- _Required task_:
Write each line of the material exactly as given, from the top through the line that contains "(0,0) rectangle (892,364);", and omit all pictures.

---- Available records

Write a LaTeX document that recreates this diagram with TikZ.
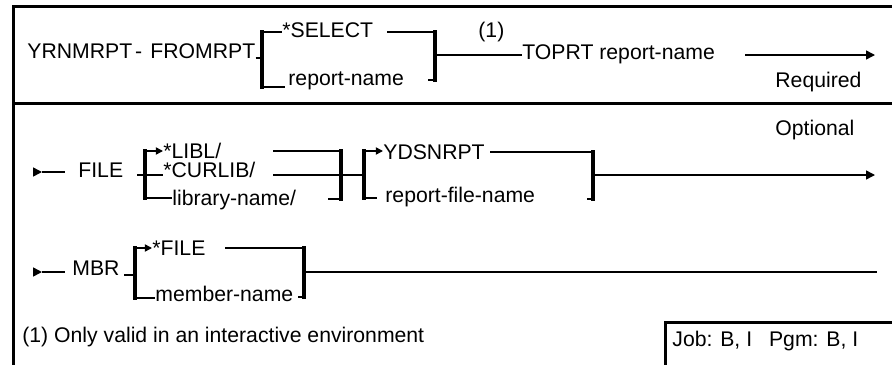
\documentclass[tikz,border=0pt]{standalone}
\usepackage{fontspec}
\setmainfont{Liberation Sans}
\usetikzlibrary{arrows.meta}

\tikzset{
  syn text/.style={
    anchor=base west,
    inner sep=0pt,
    font=\fontsize{10.6}{12}\selectfont
  },
  syn line/.style={
    draw,
    line width=0.75pt
  },
  syn bracket/.style={
    draw,
    line width=1.8pt,
    line cap=rect
  },
  syn arrow/.style={
    syn line,
    -{Triangle[length=4.5pt,width=4.5pt]}
  },
  syn entry/.style={
    syn line,
    -{Triangle[length=3.6pt,width=3.6pt]}
  },
  frame/.style={
    draw,
    line width=1.5pt
  }
}

\begin{document}
\begin{tikzpicture}[x=0.5pt, y=-0.5pt]

  \clip (0,0) rectangle (892,364);

  % Frame
  \draw[frame] (13,380) -- (13,6) -- (900,6);
  \draw[frame] (13,103) -- (900,103);

  % Required parameters
  \node[syn text] (prog) at (27,58) {YRNMRPT\kern1.5pt-};
  \node[syn text] (fromkw) at (150,58) {FROMRPT};
  \node[syn text] (select) at (282,37) {*SELECT};
  \node[syn text] (rptname) at (288,85) {report-name};
  \node[syn text] (note1) at (478,37) {(1)};
  \node[syn text] (toprt) at (522,59) {TOPRT report-name};
  \node[syn text] (required) at (775,87) {Required};

  \coordinate (s1) at (262,32);
  \coordinate (s2) at (262,87);
  \coordinate (s3) at (435,32);
  \coordinate (s4) at (435,80);
  \coordinate (rqend) at (875,55);

  \draw[syn line] (fromkw.base east) -- (fromkw.base east -| s1);
  \draw[syn bracket] (s1) -- (s2);
  \draw[syn line] (s1) -- (select.west |- s1);
  \draw[syn line] (s2) -- (285,87);
  \draw[syn line] (387,32) -- (s3);
  \draw[syn bracket] (s3) -- (s4);
  \draw[syn line] (428,80) -- (s4);
  \draw[syn line] (435,55) -- (toprt.west |- 0,55);
  \draw[syn arrow] (745,55) -- (rqend);

  % Optional parameters: FILE
  \node[syn text] (optional) at (775,135) {Optional};
  \node[syn text] (filekw) at (78,177) {FILE};
  \node[syn text] (libl) at (163,158) {*LIBL/};
  \node[syn text] (curlib) at (163,177) {*CURLIB/};
  \node[syn text] (libname) at (172,205) {library-name/};
  \node[syn text] (ydsn) at (383,159) {YDSNRPT};
  \node[syn text] (rfname) at (385,202) {report-file-name};

  \coordinate (f0) at (33,172);
  \coordinate (l1) at (145,151);
  \coordinate (l2) at (145,198);
  \coordinate (l3) at (341,151);
  \coordinate (l4) at (341,199);
  \coordinate (r1) at (364,151);
  \coordinate (r2) at (364,198);
  \coordinate (r3) at (593,152);
  \coordinate (r4) at (593,199);
  \coordinate (fend) at (875,175);

  \draw[syn arrow] (f0) -- ++(9,0);
  \draw[syn line] (42,172) -- (65,172);
  \draw[syn line] (137,175) -- (curlib.west |- 0,175);
  \draw[syn bracket] (l1) -- (l2);
  \draw[syn entry] (l1) -- (libl.west |- l1);
  \draw[syn line] (l2) -- (libname.west |- l2);
  \draw[syn line] (273,151) -- (l3);
  \draw[syn line] (273,175) -- (341,175);
  \draw[syn bracket] (l3) -- (l4);
  \draw[syn line] (328,199) -- (l4);
  \draw[syn line] (341,175) -- (364,175);
  \draw[syn bracket] (r1) -- (r2);
  \draw[syn entry] (r1) -- (ydsn.west |- r1);
  \draw[syn line] (r2) -- (377,198);
  \draw[syn line] (490,152) -- (r3);
  \draw[syn bracket] (r3) -- (r4);
  \draw[syn line] (587,199) -- (r4);
  \draw[syn arrow] (593,175) -- (fend);

  % Optional parameters: MBR
  \node[syn text] (mbrkw) at (72,275) {MBR};
  \node[syn text] (fileval) at (152,255) {*FILE};
  \node[syn text] (mbrname) at (155,301) {member-name};

  \coordinate (m0) at (33,272);
  \coordinate (m1) at (135,248);
  \coordinate (m2) at (135,298);
  \coordinate (m3) at (304,248);
  \coordinate (m4) at (304,297);
  \coordinate (mend) at (877,272);

  \draw[syn arrow] (m0) -- ++(9,0);
  \draw[syn line] (42,272) -- (65,272);
  \draw[syn line] (124,275) -- (135,275);
  \draw[syn bracket] (m1) -- (m2);
  \draw[syn entry] (m1) -- (fileval.west |- m1);
  \draw[syn line] (m2) -- (mbrname.west |- m2);
  \draw[syn line] (225,248) -- (m3);
  \draw[syn bracket] (m3) -- (m4);
  \draw[syn line] (298,297) -- (m4);
  \draw[syn line] (304,272) -- (mend);

  % Footnote and usage box
  \node[syn text] (foot) at (22,342) {(1) Only valid in an interactive environment};
  \draw[frame] (665,322) rectangle (905,380);
  \node[syn text] (usage) at (672,346) {Job: B, I\hspace{0.8em}Pgm: B, I};

\end{tikzpicture}
\end{document}
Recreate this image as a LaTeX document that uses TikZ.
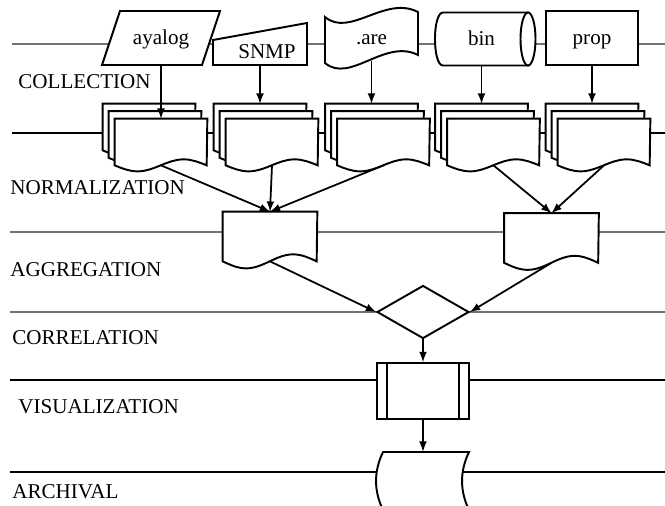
\documentclass[tikz,border=0pt]{standalone}
\usepackage{fontspec}
\setmainfont{Liberation Serif}
\usepackage{tikz}
\usetikzlibrary{
  calc,%
  shapes.geometric,%
  backgrounds,
  arrows
}
\tikzset{>=latex}
\tikzset{
  lane/.style={line width=0.9pt},
  greylane/.style={line width=1.1pt, black!55},
  shp/.style={draw=black, fill=white, line width=1.1pt},
  hold/.style={inner sep=0pt, text height=1em, text depth=0.25em,
    font=\fontsize{12}{14}\selectfont},
  sheet/.style={hold, minimum width=1.84cm, minimum height=0.92cm},
  paper/.style={hold, minimum width=1.88cm, minimum height=0.98cm},
  flow/.style={->, line width=1pt},
  stagename/.style={anchor=west, inner sep=0pt, font=\fontsize{12}{14}\selectfont}
}
% document outline: node, quarter width, wave height
\newcommand{\docoutline}[3]{%
  \draw[shp] (#1.north west) -- (#1.south west)
    sin ++(#2,#3) cos ++(#2,-#3) sin ++(#2,-#3) cos ++(#2,#3)
    -- (#1.north east) -- cycle;}

\begin{document}
\begin{tikzpicture}[x=0.02cm, y=-0.02cm]
  \useasboundingbox (0,0) rectangle (665,505);
  \node[stagename] (lcoll) at (18,82) {COLLECTION};
  \node[stagename] (lnorm) at (10,188) {NORMALIZATION};
  \node[stagename] (laggr) at (10,270) {AGGREGATION};
  \node[stagename] (lcorr) at (12,338) {CORRELATION};
  \node[stagename] (lvis) at (18,407) {VISUALIZATION};
  \node[stagename] (larch) at (12,492) {ARCHIVAL};

  \node[hold, minimum width=2.36cm, minimum height=1.08cm] (ayalog) at (161,38) {ayalog};
  \node[hold, minimum width=1.88cm, minimum height=0.84cm,
    label={[name=snmptext, hold, shift={(0.14cm,-0.16cm)}]center:SNMP}] (snmp) at (260,44) {};
  \node[hold, minimum width=1.86cm, minimum height=0.92cm] (are) at (371.5,38) {.are};
  \node[hold, minimum width=1.86cm, minimum height=1.06cm] (bin) at (481.5,39) {bin};
  \node[hold, minimum width=1.72cm, minimum height=1.16cm] (arch) at (426,481) {};

  \begin{scope}[on background layer]
    \draw[greylane] (12,44) -- (665,44);
    \draw[lane] (12,133) -- (665,133);
    \draw[greylane] (10,232) -- (665,232);
    \draw[greylane] (10,312) -- (665,312);
    \draw[lane] (10,380) -- (665,380);
    \draw[lane] (10,472) -- (665,472);
    \draw[shp, shift={(ayalog.center)}] (-41,-27) -- (59,-27) -- (41,27) -- (-59,27) -- cycle;
    \draw[shp, shift={(snmp.center)}] (-47,-4) -- (47,-21) -- (47,21) -- (-47,21) -- cycle;
    \draw[shp, shift={(are.center)}] (-46.5,-21) .. controls (-21.5,0) and (13.5,-43) .. (46.5,-26)
      -- (46.5,17) .. controls (13.5,0) and (-21.5,46) .. (-46.5,25) -- cycle;
    \draw[shp, shift={(bin.center)}] (46.5,-26.5) -- (-38.5,-26.5)
      .. controls (-49.2,-26.5) and (-49.2,26.5) .. (-38.5,26.5) -- (46.5,26.5) -- cycle;
    \draw[shp, shift={(bin.center)}] (46.5,0) ellipse [x radius=7.5, y radius=26.5];
    \draw[shp, shift={(arch.center)}] (-43,-29) -- (43,-29)
      .. controls (33.7,-9.7) and (33.7,9.7) .. (43,29) -- (-43,29)
      .. controls (-52.3,9.7) and (-52.3,-9.7) .. (-43,-29) -- cycle;
  \end{scope}
  \node[shp, hold, minimum width=1.84cm, minimum height=1.08cm] (prop) at (592,38) {prop};

  \foreach \nm/\x in {norm1/161, norm2/272, norm3/383.5, norm4/493.5, norm5/604}{
    \node[sheet] (\nm a) at (\x-12,127) {};
    \node[sheet] (\nm b) at (\x-6,134.5) {};
    \node[sheet] (\nm) at (\x,142) {};
    \docoutline{\nm a}{23}{6}
    \docoutline{\nm b}{23}{6}
    \docoutline{\nm}{23}{6}
  }

  \node[paper] (aggr1) at (270,236.5) {};
  \node[paper] (aggr2) at (551.5,238) {};
  \docoutline{aggr1}{23.5}{7}
  \docoutline{aggr2}{23.5}{7}

  \node[shp, diamond, minimum width=1.84cm, minimum height=1.06cm, inner sep=0pt] (corr) at (423,312) {};
  \node[shp, minimum width=1.84cm, minimum height=1.12cm, inner sep=0pt] (vis) at (423,391) {};
  \draw[line width=1.1pt] ($(vis.north west)+(11,0)$) -- ($(vis.south west)+(11,0)$);
  \draw[line width=1.1pt] ($(vis.north east)+(-11,0)$) -- ($(vis.south east)+(-11,0)$);

  \draw[flow] (ayalog.south) -- (norm1.north);
  \draw[flow] (snmp.south) -- (norm2a.north);
  \draw[flow] (are.south) -- (norm3a.north);
  \draw[flow] (bin.south) -- (norm4a.north);
  \draw[flow] (prop.south) -- (norm5a.north);
  \draw[flow] (norm1.south) -- (aggr1.north);
  \draw[flow] (norm2.south) -- (aggr1.north);
  \draw[flow] (norm3.south) -- (aggr1.north);
  \draw[flow] (norm4.south) -- (aggr2.north);
  \draw[flow] (norm5.south) -- (aggr2.north);
  \draw[flow] (aggr1.south) -- (corr.west);
  \draw[flow] (aggr2.south) -- (corr.east);
  \draw[flow] (corr.south) -- (vis.north);
  \draw[flow] (vis.south) -- (vis.south |- arch.north);
\end{tikzpicture}
\end{document}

--------

- _Response_:
Write a LaTeX document that recreates this diagram with TikZ.
\documentclass[tikz,border=0pt]{standalone}
\usepackage{fontspec}
\setmainfont{Liberation Sans}
\usetikzlibrary{arrows.meta}

\tikzset{
  syn text/.style={
    anchor=base west,
    inner sep=0pt,
    font=\fontsize{10.6}{12}\selectfont
  },
  syn line/.style={
    draw,
    line width=0.75pt
  },
  syn bracket/.style={
    draw,
    line width=1.8pt,
    line cap=rect
  },
  syn arrow/.style={
    syn line,
    -{Triangle[length=4.5pt,width=4.5pt]}
  },
  syn entry/.style={
    syn line,
    -{Triangle[length=3.6pt,width=3.6pt]}
  },
  frame/.style={
    draw,
    line width=1.5pt
  }
}

\begin{document}
\begin{tikzpicture}[x=0.5pt, y=-0.5pt]

  \clip (0,0) rectangle (892,364);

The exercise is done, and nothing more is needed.